Divine Presence as a Jewish Extension of Divine Identity in John’s Gospel

Richard Bauckham (1998) has argued for the category of ‘divine identity’ as a way of recognizing Jesus’s early identification with Yhwh. In connection with the designations of God as Creator and Ruler, early Jewish temple and purity practices in relation to God as the holy divine sovereign further imply a particular way of recognizing his unique divine presence. In this paper, I suggest that the indwelling language in John’s Gospel depicts the inclusion of Jesus and the Holy Spirit within the divine identity as God’s unique divine presence. By engaging Conceptual Metaphor Theory and Spatiality, I will demonstrate how temple imagery may function multivalently to represent the divine presence and human participation with the divine.

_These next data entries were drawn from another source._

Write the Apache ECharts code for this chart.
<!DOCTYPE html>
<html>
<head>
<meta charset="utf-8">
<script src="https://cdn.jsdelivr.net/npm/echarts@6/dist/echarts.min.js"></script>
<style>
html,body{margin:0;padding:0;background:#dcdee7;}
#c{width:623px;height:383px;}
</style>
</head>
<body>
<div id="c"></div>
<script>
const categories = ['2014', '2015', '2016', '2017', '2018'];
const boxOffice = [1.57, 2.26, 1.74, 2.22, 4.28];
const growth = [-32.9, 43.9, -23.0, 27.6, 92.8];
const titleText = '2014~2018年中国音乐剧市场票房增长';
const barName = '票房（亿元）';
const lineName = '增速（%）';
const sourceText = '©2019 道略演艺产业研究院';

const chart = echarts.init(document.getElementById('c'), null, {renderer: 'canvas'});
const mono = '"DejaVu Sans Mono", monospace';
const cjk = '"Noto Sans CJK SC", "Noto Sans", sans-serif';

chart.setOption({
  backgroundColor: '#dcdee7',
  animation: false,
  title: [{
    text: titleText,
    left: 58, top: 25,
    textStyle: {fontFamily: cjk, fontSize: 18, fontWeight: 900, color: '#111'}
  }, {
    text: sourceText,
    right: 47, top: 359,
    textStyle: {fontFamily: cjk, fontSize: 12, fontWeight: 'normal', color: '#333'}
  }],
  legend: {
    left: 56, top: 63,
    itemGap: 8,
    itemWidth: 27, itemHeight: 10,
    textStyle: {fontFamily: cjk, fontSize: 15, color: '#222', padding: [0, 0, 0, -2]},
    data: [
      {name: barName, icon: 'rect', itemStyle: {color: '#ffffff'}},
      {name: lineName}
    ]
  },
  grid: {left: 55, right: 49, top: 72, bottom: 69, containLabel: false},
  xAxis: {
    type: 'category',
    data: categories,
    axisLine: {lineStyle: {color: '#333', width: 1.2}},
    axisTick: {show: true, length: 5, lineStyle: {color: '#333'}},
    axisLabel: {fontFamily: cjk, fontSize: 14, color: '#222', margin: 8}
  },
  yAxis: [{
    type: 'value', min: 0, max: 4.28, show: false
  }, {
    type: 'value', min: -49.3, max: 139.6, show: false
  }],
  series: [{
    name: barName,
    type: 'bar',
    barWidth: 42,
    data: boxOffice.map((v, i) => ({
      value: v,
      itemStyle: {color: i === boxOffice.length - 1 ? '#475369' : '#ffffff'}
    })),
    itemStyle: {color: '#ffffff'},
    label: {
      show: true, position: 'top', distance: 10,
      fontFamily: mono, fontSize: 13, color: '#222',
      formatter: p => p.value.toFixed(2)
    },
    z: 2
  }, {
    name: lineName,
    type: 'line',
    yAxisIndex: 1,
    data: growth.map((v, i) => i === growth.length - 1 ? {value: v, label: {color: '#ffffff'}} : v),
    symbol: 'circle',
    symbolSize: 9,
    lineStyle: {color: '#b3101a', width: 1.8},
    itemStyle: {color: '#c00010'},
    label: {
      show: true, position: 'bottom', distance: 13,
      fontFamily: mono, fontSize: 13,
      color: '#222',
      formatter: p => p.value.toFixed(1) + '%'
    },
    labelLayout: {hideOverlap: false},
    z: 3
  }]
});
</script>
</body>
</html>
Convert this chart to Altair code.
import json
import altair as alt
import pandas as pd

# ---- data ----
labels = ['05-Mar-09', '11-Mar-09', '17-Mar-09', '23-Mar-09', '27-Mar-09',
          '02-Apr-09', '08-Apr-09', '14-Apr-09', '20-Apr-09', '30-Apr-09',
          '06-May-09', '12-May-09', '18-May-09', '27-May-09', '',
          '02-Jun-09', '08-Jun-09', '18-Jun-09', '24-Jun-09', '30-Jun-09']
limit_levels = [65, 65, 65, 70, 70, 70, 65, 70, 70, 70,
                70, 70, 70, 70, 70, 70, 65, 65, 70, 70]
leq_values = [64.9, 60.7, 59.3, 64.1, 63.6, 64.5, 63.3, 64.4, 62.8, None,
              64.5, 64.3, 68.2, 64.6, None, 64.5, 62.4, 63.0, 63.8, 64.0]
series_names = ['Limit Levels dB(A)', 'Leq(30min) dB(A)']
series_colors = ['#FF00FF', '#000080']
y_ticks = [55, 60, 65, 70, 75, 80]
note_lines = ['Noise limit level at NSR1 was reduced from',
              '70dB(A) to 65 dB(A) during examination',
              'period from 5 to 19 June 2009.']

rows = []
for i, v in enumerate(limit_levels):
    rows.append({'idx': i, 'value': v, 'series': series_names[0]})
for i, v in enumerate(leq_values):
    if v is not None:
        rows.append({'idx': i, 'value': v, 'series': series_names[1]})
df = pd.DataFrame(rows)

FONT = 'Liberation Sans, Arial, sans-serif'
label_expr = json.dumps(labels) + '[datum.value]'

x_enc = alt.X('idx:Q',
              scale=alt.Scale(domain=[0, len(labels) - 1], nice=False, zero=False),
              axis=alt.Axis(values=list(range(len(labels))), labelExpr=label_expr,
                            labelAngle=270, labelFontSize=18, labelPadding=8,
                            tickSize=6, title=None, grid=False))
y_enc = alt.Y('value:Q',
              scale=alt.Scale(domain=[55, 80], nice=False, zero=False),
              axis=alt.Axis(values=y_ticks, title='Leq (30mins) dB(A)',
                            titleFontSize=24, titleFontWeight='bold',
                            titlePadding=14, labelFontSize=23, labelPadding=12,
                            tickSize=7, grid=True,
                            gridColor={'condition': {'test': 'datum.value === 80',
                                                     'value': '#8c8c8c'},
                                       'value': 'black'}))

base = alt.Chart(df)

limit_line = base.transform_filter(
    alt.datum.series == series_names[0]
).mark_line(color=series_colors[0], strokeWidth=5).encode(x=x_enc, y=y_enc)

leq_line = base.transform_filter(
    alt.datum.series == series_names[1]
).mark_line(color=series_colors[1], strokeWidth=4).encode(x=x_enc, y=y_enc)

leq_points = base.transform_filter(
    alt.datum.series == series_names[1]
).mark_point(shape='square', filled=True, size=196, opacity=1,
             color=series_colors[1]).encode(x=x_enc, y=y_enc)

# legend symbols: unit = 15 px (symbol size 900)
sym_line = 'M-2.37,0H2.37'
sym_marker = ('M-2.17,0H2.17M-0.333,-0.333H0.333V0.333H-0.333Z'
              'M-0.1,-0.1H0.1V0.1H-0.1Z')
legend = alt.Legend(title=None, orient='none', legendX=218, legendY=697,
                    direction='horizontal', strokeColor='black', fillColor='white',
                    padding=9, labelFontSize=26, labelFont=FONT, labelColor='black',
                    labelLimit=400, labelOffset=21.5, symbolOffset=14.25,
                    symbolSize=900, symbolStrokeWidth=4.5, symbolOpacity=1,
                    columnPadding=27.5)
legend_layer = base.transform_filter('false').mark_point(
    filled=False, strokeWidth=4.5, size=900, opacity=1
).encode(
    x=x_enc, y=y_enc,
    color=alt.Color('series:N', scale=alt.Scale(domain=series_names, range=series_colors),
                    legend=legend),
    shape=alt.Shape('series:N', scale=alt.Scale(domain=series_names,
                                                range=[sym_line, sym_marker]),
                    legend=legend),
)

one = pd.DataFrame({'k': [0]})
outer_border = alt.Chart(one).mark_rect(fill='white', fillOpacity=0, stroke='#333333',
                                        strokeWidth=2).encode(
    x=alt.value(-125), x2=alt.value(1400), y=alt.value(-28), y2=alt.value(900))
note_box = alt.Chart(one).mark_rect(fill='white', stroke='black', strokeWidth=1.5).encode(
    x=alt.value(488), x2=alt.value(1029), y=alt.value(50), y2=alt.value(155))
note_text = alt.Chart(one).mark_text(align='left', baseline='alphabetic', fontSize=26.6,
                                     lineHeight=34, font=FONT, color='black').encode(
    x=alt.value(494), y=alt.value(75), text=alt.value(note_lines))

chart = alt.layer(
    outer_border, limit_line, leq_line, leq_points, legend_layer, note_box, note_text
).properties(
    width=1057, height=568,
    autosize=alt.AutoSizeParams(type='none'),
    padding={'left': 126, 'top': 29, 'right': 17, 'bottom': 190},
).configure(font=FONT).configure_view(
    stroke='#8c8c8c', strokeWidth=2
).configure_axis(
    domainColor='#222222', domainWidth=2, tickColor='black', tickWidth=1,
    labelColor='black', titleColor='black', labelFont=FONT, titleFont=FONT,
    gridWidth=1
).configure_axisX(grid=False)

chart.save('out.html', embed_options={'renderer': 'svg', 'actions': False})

I will consider how John’s Gospel addresses purity in relation to the divine presence through his temple imagery. First, I will briefly observe how Jesus tabernacles and reveals his glory across the narrative. Secondly, I will show how John 2 and 14 communicate the Father’s divine presence in the physical Jerusalem temple and the heavenly temple. Thirdly, in 14:17, I will observe how the indwelling of the Holy Spirit among believers echoes the earlier tabernacling language related to Jesus. John 14:23 further expresses the reality that the Father and Son will make their dwelling place in the individual. Within these templized spaces, participation in the embodied person of Jesus provides the necessary purity for God’s indwelling presence within believers.